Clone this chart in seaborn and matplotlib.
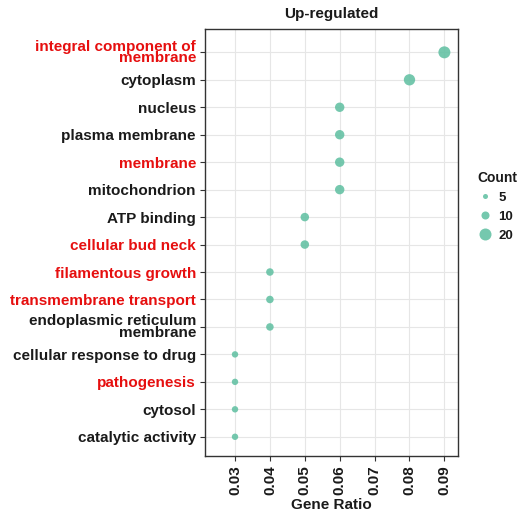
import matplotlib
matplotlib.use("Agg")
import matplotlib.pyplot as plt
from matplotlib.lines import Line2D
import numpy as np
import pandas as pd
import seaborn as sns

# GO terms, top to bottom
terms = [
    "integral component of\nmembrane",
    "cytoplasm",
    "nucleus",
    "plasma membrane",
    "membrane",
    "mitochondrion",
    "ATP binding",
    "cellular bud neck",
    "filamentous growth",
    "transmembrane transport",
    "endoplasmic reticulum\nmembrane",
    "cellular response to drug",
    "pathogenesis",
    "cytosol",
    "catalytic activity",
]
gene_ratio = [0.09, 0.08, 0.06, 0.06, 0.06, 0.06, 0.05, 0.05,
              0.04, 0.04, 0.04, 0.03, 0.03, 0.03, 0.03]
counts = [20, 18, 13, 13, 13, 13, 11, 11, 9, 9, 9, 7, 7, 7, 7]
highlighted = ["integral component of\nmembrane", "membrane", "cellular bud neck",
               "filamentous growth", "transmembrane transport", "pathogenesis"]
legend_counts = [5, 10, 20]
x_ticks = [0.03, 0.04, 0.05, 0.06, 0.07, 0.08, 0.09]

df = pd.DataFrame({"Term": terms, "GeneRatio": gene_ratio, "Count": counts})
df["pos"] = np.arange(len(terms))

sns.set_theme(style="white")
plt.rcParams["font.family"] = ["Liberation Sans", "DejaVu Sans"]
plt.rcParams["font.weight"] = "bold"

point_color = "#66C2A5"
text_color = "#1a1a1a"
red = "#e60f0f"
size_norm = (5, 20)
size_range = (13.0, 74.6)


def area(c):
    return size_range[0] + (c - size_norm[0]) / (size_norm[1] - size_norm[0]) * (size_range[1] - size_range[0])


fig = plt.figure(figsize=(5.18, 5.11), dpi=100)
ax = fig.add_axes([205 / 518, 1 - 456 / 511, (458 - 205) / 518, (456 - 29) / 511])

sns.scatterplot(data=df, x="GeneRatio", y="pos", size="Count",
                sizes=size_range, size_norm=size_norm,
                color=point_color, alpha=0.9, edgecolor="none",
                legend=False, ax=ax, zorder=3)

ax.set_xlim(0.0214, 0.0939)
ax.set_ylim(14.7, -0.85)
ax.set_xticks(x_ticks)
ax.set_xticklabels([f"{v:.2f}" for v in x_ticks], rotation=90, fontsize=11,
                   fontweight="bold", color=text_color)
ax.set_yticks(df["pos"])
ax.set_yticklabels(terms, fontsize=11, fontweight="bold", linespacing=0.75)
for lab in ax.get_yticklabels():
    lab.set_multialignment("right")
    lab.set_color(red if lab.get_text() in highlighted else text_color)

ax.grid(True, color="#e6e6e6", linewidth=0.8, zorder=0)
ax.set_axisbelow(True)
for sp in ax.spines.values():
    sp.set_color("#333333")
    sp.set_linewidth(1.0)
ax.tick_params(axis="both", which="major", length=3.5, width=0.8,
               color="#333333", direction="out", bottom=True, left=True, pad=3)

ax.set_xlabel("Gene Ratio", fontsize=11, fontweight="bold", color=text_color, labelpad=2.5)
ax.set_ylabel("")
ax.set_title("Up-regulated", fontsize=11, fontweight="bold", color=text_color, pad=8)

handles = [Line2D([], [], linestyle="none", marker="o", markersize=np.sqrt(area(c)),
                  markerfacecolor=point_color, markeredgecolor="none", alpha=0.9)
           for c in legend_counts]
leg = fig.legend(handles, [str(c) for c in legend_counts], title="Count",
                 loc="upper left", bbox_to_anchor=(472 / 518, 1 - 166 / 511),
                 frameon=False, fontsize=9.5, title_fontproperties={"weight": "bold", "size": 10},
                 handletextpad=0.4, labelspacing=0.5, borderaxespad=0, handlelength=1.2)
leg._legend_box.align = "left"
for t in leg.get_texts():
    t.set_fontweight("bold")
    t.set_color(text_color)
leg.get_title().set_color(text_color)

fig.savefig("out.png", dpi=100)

GOAL OF THE EXERCISE
Emit the lines of the material exactly, from its first line to the line containing "legend=False, ax=ax, zorder=3)", inclusive; leave every picture out.

ANSWER TO THE PROBLEM
Clone this chart in seaborn and matplotlib.
import matplotlib
matplotlib.use("Agg")
import matplotlib.pyplot as plt
from matplotlib.lines import Line2D
import numpy as np
import pandas as pd
import seaborn as sns

# GO terms, top to bottom
terms = [
    "integral component of\nmembrane",
    "cytoplasm",
    "nucleus",
    "plasma membrane",
    "membrane",
    "mitochondrion",
    "ATP binding",
    "cellular bud neck",
    "filamentous growth",
    "transmembrane transport",
    "endoplasmic reticulum\nmembrane",
    "cellular response to drug",
    "pathogenesis",
    "cytosol",
    "catalytic activity",
]
gene_ratio = [0.09, 0.08, 0.06, 0.06, 0.06, 0.06, 0.05, 0.05,
              0.04, 0.04, 0.04, 0.03, 0.03, 0.03, 0.03]
counts = [20, 18, 13, 13, 13, 13, 11, 11, 9, 9, 9, 7, 7, 7, 7]
highlighted = ["integral component of\nmembrane", "membrane", "cellular bud neck",
               "filamentous growth", "transmembrane transport", "pathogenesis"]
legend_counts = [5, 10, 20]
x_ticks = [0.03, 0.04, 0.05, 0.06, 0.07, 0.08, 0.09]

df = pd.DataFrame({"Term": terms, "GeneRatio": gene_ratio, "Count": counts})
df["pos"] = np.arange(len(terms))

sns.set_theme(style="white")
plt.rcParams["font.family"] = ["Liberation Sans", "DejaVu Sans"]
plt.rcParams["font.weight"] = "bold"

point_color = "#66C2A5"
text_color = "#1a1a1a"
red = "#e60f0f"
size_norm = (5, 20)
size_range = (13.0, 74.6)


def area(c):
    return size_range[0] + (c - size_norm[0]) / (size_norm[1] - size_norm[0]) * (size_range[1] - size_range[0])


fig = plt.figure(figsize=(5.18, 5.11), dpi=100)
ax = fig.add_axes([205 / 518, 1 - 456 / 511, (458 - 205) / 518, (456 - 29) / 511])

sns.scatterplot(data=df, x="GeneRatio", y="pos", size="Count",
                sizes=size_range, size_norm=size_norm,
                color=point_color, alpha=0.9, edgecolor="none",
                legend=False, ax=ax, zorder=3)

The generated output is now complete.